Chinese and Tajik troops began a joint four-day military exercise in the Gorno-Badakhshan Autonomous Region on Oct. 20, as China continues its efforts to deepen security ties in Central Asia. About 10,000 Tajik personnel reinforced with armored personnel carriers, artillery and aircraft joined a mobile company of the Chinese People’s Liberation Army for the counterterrorism drill in the eastern half of the country.
Tajikistan’s Defense Ministry said the exercises would last until October 24 .
The exercises mark another step in the strengthening security relationship between the two countries. Since they announced a strategic partnership in 2013, China has provided the Tajik government with military assistance, including supplying armored vehicles and personnel training and helping build military facilities.
Tajik authorities said last month that China would be building infrastructure to increase security on the 1,300-kilometer border between Tajikistan and Afghanistan, which is a haven for drug traffickers and Islamist militants, a particular concern for Beijing. Incidents along that border are not uncommon, with a reported 20 attacks on or near Tajik-Afghan border posts since the beginning of the year. China worries that an insecure border could have a destabilizing effect on Tajikistan. On Sept 26, Beijing announced that it would build several military outposts along the border on Dushanbe’s behalf.
Security issues in former Soviet Central Asia, a region that borders China’s restive Xinjiang province, were once the exclusive preserve of Russia.But China has dramatically increased its presence in the region and a suicide attack against the Chinese Embassy in Kyrgyzstan in August highlighted Beijing’s security concerns. China has become even more concerned with bolstering regional stability as it expands its energy and infrastructure projects throughout Eurasia.
Joint military exercises between Chinese and Kyrgyz border security forces have become common, and in early August, Beijing founded the Quadrilateral Cooperation and Coordination Mechanism with Afghanistan, Pakistan and Tajikistan.

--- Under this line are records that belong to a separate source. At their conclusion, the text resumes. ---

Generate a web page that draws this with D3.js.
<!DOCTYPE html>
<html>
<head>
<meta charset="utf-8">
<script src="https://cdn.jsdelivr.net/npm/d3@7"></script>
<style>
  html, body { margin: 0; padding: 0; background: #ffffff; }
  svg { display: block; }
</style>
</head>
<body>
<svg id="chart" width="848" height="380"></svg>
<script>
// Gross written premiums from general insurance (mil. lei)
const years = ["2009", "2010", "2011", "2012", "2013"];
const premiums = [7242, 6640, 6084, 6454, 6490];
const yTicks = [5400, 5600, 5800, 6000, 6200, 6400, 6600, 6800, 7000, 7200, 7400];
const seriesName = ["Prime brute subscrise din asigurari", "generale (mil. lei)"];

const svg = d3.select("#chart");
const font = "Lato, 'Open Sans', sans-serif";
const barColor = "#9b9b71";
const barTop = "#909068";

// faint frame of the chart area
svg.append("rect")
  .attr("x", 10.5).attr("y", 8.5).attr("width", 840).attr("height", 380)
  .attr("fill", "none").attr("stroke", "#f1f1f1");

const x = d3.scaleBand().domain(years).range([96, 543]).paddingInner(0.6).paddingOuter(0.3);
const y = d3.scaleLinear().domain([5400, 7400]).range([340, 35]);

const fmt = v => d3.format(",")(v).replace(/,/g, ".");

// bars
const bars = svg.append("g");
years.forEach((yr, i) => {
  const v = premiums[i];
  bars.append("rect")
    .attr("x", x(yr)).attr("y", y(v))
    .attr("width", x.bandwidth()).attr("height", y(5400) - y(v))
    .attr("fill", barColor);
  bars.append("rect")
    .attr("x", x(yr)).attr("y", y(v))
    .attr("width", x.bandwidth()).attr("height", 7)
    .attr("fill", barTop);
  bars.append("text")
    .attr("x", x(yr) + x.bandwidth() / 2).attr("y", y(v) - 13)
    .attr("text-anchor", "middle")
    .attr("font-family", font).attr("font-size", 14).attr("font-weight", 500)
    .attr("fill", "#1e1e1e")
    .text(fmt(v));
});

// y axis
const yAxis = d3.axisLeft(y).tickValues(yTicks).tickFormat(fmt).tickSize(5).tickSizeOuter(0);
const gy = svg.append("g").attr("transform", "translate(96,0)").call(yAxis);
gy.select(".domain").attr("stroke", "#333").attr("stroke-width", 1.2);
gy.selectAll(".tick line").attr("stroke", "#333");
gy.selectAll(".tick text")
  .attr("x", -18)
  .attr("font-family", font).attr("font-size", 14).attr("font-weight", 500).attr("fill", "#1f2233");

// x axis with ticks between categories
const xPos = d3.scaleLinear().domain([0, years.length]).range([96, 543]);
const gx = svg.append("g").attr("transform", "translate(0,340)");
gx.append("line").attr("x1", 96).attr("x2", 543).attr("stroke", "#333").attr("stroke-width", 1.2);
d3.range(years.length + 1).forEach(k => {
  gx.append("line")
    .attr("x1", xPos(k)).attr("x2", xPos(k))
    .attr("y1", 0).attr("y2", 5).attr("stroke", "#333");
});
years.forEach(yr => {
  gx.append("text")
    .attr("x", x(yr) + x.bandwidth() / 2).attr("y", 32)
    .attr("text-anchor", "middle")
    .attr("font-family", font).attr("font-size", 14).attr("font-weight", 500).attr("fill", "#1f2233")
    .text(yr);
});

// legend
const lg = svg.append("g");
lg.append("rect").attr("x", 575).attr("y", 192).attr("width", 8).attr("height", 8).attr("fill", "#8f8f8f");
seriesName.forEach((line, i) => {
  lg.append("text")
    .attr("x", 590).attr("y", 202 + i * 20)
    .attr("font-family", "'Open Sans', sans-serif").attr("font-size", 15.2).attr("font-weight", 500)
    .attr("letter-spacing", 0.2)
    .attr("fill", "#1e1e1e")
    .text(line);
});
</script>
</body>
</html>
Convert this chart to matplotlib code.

The group will coordinate the countries’ efforts to assess the region’s terrorist threats and encourage intelligence sharing, joint training and the improvement of counterterrorism capabilities. China, which is eager to quash the Uighur militant groups within its borders, hopes the heightened cooperation will help it address threats to its national security as well.
China’s defense relationships with Central Asian states have ramped up in other ways, too. In February, Beijing announced that it was in talks to open a counterterrorism center in Dushanbe and provide the Tajik government with the funds to enact effective counterterrorism measures. China has also sold air defense systems to Turkmenistan and increased military aid to every Central Asian country.
In recent years, Russia tried to take the lead in bolstering Tajikistan’s border security. Moscow even offered to send its own troops to patrol the Tajik-Afghan border, a proposal Dushanbe rejected. Although China’s increasing security involvement in Central Asia could instigate a competition with Russia, both countries could just as easily find themselves cooperating there, as well. Russian officials have been generally mute on the issue of Chinese security involvement in the region.